**Supplied records**
+ + + + + + +
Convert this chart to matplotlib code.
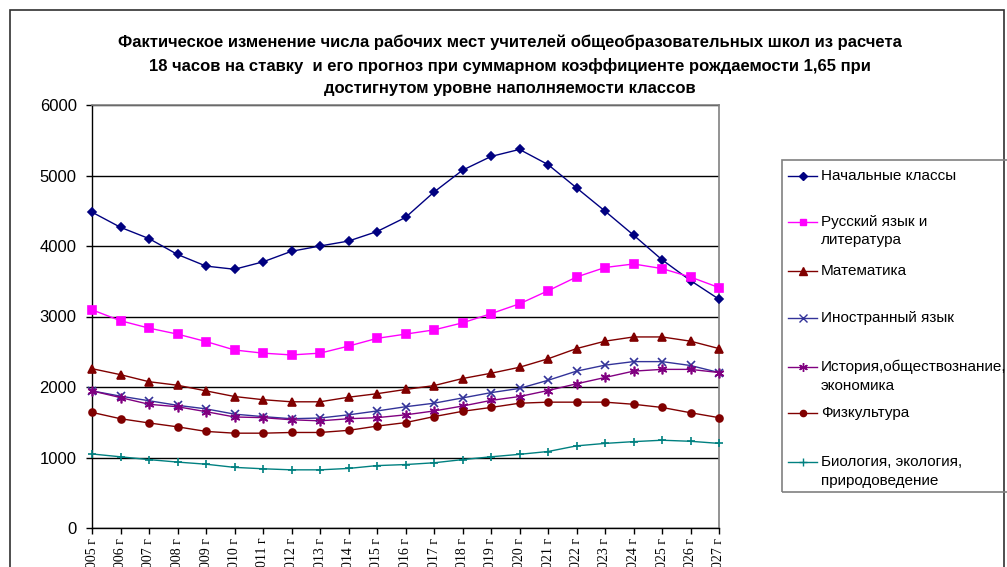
import matplotlib
matplotlib.use("Agg")
import matplotlib.pyplot as plt
from matplotlib.lines import Line2D
from matplotlib.patches import Rectangle

plt.rcParams['font.family'] = ['Liberation Sans', 'DejaVu Sans']

# годы и прогноз числа рабочих мест по предметам
years = [2005, 2006, 2007, 2008, 2009, 2010, 2011, 2012, 2013, 2014, 2015, 2016,
         2017, 2018, 2019, 2020, 2021, 2022, 2023, 2024, 2025, 2026, 2027]
year_labels = [f"{y} г" for y in years]

nachalnye = [4480, 4265, 4105, 3880, 3715, 3670, 3775, 3925, 4000, 4070, 4205, 4405,
             4765, 5075, 5270, 5370, 5155, 4825, 4495, 4155, 3805, 3510, 3245]
russkiy = [3095, 2940, 2835, 2750, 2645, 2525, 2480, 2455, 2480, 2580, 2690, 2750,
           2810, 2910, 3040, 3180, 3365, 3560, 3695, 3745, 3680, 3560, 3410]
matematika = [2260, 2175, 2075, 2025, 1945, 1865, 1820, 1790, 1790, 1855, 1905, 1965,
              2020, 2120, 2195, 2280, 2400, 2545, 2650, 2710, 2710, 2650, 2545]
inostranny = [1945, 1870, 1805, 1740, 1690, 1615, 1580, 1550, 1560, 1605, 1660, 1720,
              1770, 1845, 1920, 1980, 2095, 2225, 2310, 2360, 2360, 2305, 2205]
istoriya = [1945, 1850, 1755, 1720, 1650, 1575, 1565, 1535, 1520, 1550, 1565, 1605,
            1660, 1730, 1810, 1865, 1950, 2045, 2135, 2225, 2250, 2250, 2205]
fizkultura = [1640, 1550, 1490, 1435, 1370, 1345, 1345, 1355, 1355, 1385, 1445, 1495,
              1580, 1655, 1710, 1770, 1785, 1785, 1785, 1755, 1710, 1635, 1565]
biologiya = [1050, 1010, 970, 935, 905, 860, 840, 825, 825, 845, 885, 900,
             925, 970, 1010, 1045, 1085, 1165, 1200, 1225, 1245, 1230, 1200]

series = [
    ("Начальные классы", nachalnye, "#000080", "D", 4.5),
    ("Русский язык и\nлитература", russkiy, "#FF00FF", "s", 5.5),
    ("Математика", matematika, "#800000", "^", 6),
    ("Иностранный язык", inostranny, "#333399", "x", 6),
    ("История,обществознание,\nэкономика", istoriya, "#800080", (6, 2, 0), 7),
    ("Физкультура", fizkultura, "#800000", "o", 5),
    ("Биология, экология,\nприродоведение", biologiya, "#008080", "+", 6),
]

W, H = 1007, 567
fig = plt.figure(figsize=(W / 100, H / 100), dpi=100)


def fx(x):
    return x / W


def fy(y):
    return 1 - y / H


# рамка области диаграммы
fig.add_artist(Rectangle((fx(10), fy(600)), fx(994), (600 - 10) / H,
                         transform=fig.transFigure, fill=False,
                         edgecolor="#303030", linewidth=1.2))

ax = fig.add_axes([fx(92), fy(528), fx(719 - 92), (528 - 105) / H])
x = list(range(len(years)))
for name, vals, color, marker, ms in series:
    ax.plot(x, vals, color=color, linewidth=1, marker=marker, markersize=ms,
            markerfacecolor=color, markeredgecolor=color, markeredgewidth=1.2,
            clip_on=False, zorder=3)

ax.set_xlim(0, len(years) - 1)
ax.set_ylim(0, 6000)
ax.set_yticks(range(0, 7000, 1000))
ax.set_xticks(x)
ax.set_xticklabels(year_labels, rotation=90, fontfamily="Liberation Serif",
                   fontsize=10, va="top")
ax.tick_params(axis="y", labelsize=12, length=4, width=1, direction="out", pad=7)
ax.tick_params(axis="x", length=4, width=1, direction="out", pad=3)
ax.yaxis.grid(True, color="#000000", linewidth=1)
ax.set_axisbelow(True)
for side in ("top", "right"):
    ax.spines[side].set_color("#808080")
    ax.spines[side].set_linewidth(1.2)
for side in ("left", "bottom"):
    ax.spines[side].set_color("#000000")
    ax.spines[side].set_linewidth(1)

fig.text(fx(510), fy(35),
         "Фактическое изменение числа рабочих мест учителей общеобразовательных школ из расчета\n"
         "18 часов на ставку  и его прогноз при суммарном коэффициенте рождаемости 1,65 при\n"
         "достигнутом уровне наполняемости классов",
         ha="center", va="top", fontsize=12, fontweight="bold", linespacing=1.6)

# легенда справа
fig.add_artist(Rectangle((fx(782), fy(492)), fx(240), (492 - 160) / H,
                         transform=fig.transFigure, fill=False,
                         edgecolor="#808080", linewidth=1.2))
legend_y = [176, 222, 271, 318, 367, 413, 462]
for (name, vals, color, marker, ms), ly in zip(series, legend_y):
    fig.add_artist(Line2D([fx(788), fx(817)], [fy(ly), fy(ly)], color=color,
                          linewidth=1, transform=fig.transFigure))
    fig.add_artist(Line2D([fx(802.5)], [fy(ly)], color=color, marker=marker,
                          markersize=ms * 0.9, markeredgewidth=1,
                          transform=fig.transFigure))
    for i, line in enumerate(name.split("\n")):
        fig.text(fx(821), fy(ly + i * 18.5), line, ha="left", va="center",
                 fontsize=11)

fig.savefig("out.png", dpi=100)
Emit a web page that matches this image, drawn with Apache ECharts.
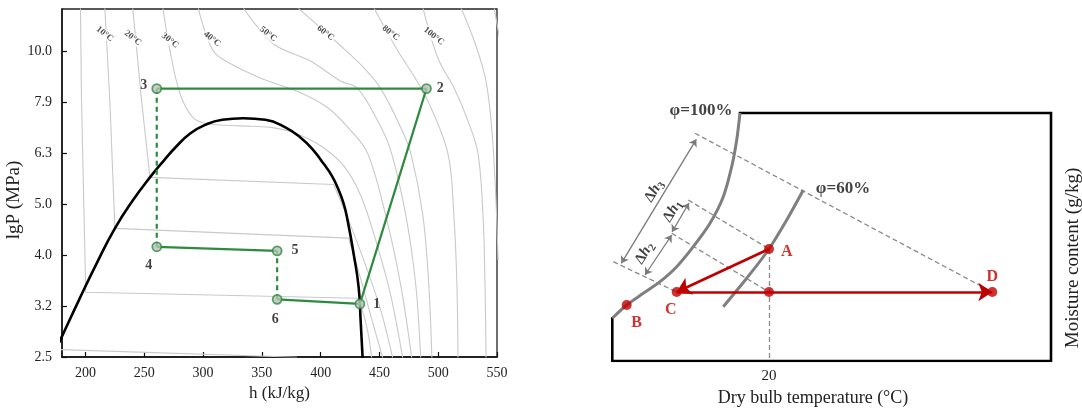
+ + + + + + +
**Task prompt**
In the entries above, find the line that contains "y in years]", then repeat exactly every line from the first one through that line, with no pictures.

**Response for this exercise**
Convert this chart to matplotlib code.
import matplotlib
matplotlib.use("Agg")
import matplotlib.pyplot as plt
from matplotlib.lines import Line2D
from matplotlib.patches import Rectangle

plt.rcParams['font.family'] = ['Liberation Sans', 'DejaVu Sans']

# годы и прогноз числа рабочих мест по предметам
years = [2005, 2006, 2007, 2008, 2009, 2010, 2011, 2012, 2013, 2014, 2015, 2016,
         2017, 2018, 2019, 2020, 2021, 2022, 2023, 2024, 2025, 2026, 2027]
year_labels = [f"{y} г" for y in years]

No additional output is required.